In some circles of the Protestant Church the explanation of the cross has been boiled down into something fairly simple that many people point to. Jesus was punished and died because of our sins, and because of his acceptance of our punishment, we are forgiven of our sins. Although that seems somewhat simple and therefore appealing, it is only one of many views of the cross, and a fairly modern one in comparison to others. What the Roman Catholic and Orthodox Churches believe differs somewhat from this, and some Protestants as well have a slightly different or more nuanced view. All Christian faiths believe that forgiveness of sin is given through Christ; however, the exact mechanism of forgiveness and what the cross has to do with it vary. For instance, why couldn’t God just forgive? God is capable of anything, right? I have certainly forgiven people for things without requiring their severe punishment; certainly God is greater in such things than I. When you really start to look at the cross, it can bring up many questions, and it is my hope that our class will help look at some of them.

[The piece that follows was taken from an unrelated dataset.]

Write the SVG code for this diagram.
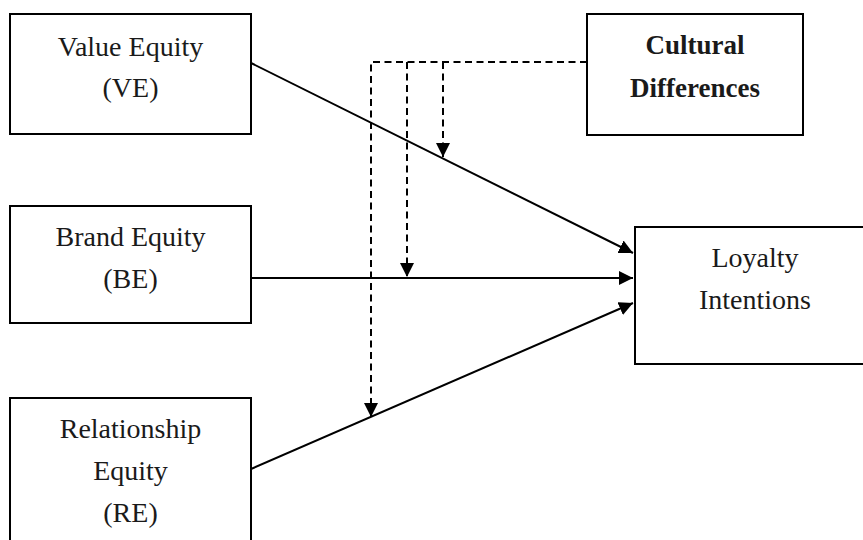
<svg xmlns="http://www.w3.org/2000/svg" width="863" height="540" viewBox="0 0 863 540">
<style>
.box{fill:#fff;stroke:#000;stroke-width:2}
.t{font-family:"Liberation Serif","Times New Roman",serif;font-size:28px;fill:#1a1a1a;text-anchor:middle}
.b{font-weight:bold;font-size:27px}
.solid{fill:none;stroke:#000;stroke-width:2}
.dash{fill:none;stroke:#000;stroke-width:2;stroke-dasharray:7,4.5}
</style>
<defs>
<marker id="ah" viewBox="0 0 14 14" refX="14" refY="7" markerWidth="14" markerHeight="14" markerUnits="userSpaceOnUse" orient="auto">
<path d="M0,0 L14,7 L0,14 Z" fill="#000"/>
</marker>
</defs>
<g id="connectors">
<line class="solid" x1="251" y1="63" x2="633" y2="253" marker-end="url(#ah)"/>
<line class="solid" x1="251" y1="278" x2="633" y2="278" marker-end="url(#ah)"/>
<line class="solid" x1="251" y1="469" x2="633" y2="303" marker-end="url(#ah)"/>
<polyline class="dash" points="587,62 371,62 371,417" marker-end="url(#ah)"/>
<line class="dash" x1="407" y1="62" x2="407" y2="277" marker-end="url(#ah)"/>
<line class="dash" x1="443" y1="62" x2="443" y2="157" marker-end="url(#ah)"/>
</g>
<g id="ve">
<rect class="box" x="10" y="14" width="241" height="120"/>
<text class="t" x="130.5" y="56">Value Equity</text>
<text class="t" x="130.5" y="97">(VE)</text>
</g>
<g id="be">
<rect class="box" x="10" y="206" width="241" height="117"/>
<text class="t" x="130.5" y="246">Brand Equity</text>
<text class="t" x="130.5" y="288">(BE)</text>
</g>
<g id="re">
<rect class="box" x="10" y="398" width="241" height="150"/>
<text class="t" x="130.5" y="438">Relationship</text>
<text class="t" x="130.5" y="480">Equity</text>
<text class="t" x="130.5" y="522">(RE)</text>
</g>
<g id="cd">
<rect class="box" x="587" y="14" width="216" height="121"/>
<text class="t b" x="695" y="54">Cultural</text>
<text class="t b" x="695" y="97">Differences</text>
</g>
<g id="li">
<rect class="box" x="635" y="227" width="240" height="137"/>
<text class="t" x="755" y="267">Loyalty</text>
<text class="t" x="755" y="309">Intentions</text>
</g>
</svg>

One thing that we don’t talk about as much when it comes to the cross is the humanity it expresses in Christ. We are often so focused on this question of salvation and whether or not salvation is tied to Christ’s suffering, that we miss the general humanity of Christ’s suffering. All of us in being human have our crosses to bear. All of us suffer, and some a great deal more than others. People who are good to others still suffer; it seems to be a fundamental part of being human. We, however, do not suffer alone. Christ suffers with us in all things. Not only is Christ present with us, but Christ knows what it is to suffer. Christ knows what it is to be human. Jesus led a blameless life, and yet he like all humans still knew suffering. In this and in many other ways, Christ is tied to us and we to him. During times of difficulty in my life I try to remember this, and it gives me comfort. As we enter Lent and ponder our relationship to Christ, I hope that relationship can provide comfort to you as well.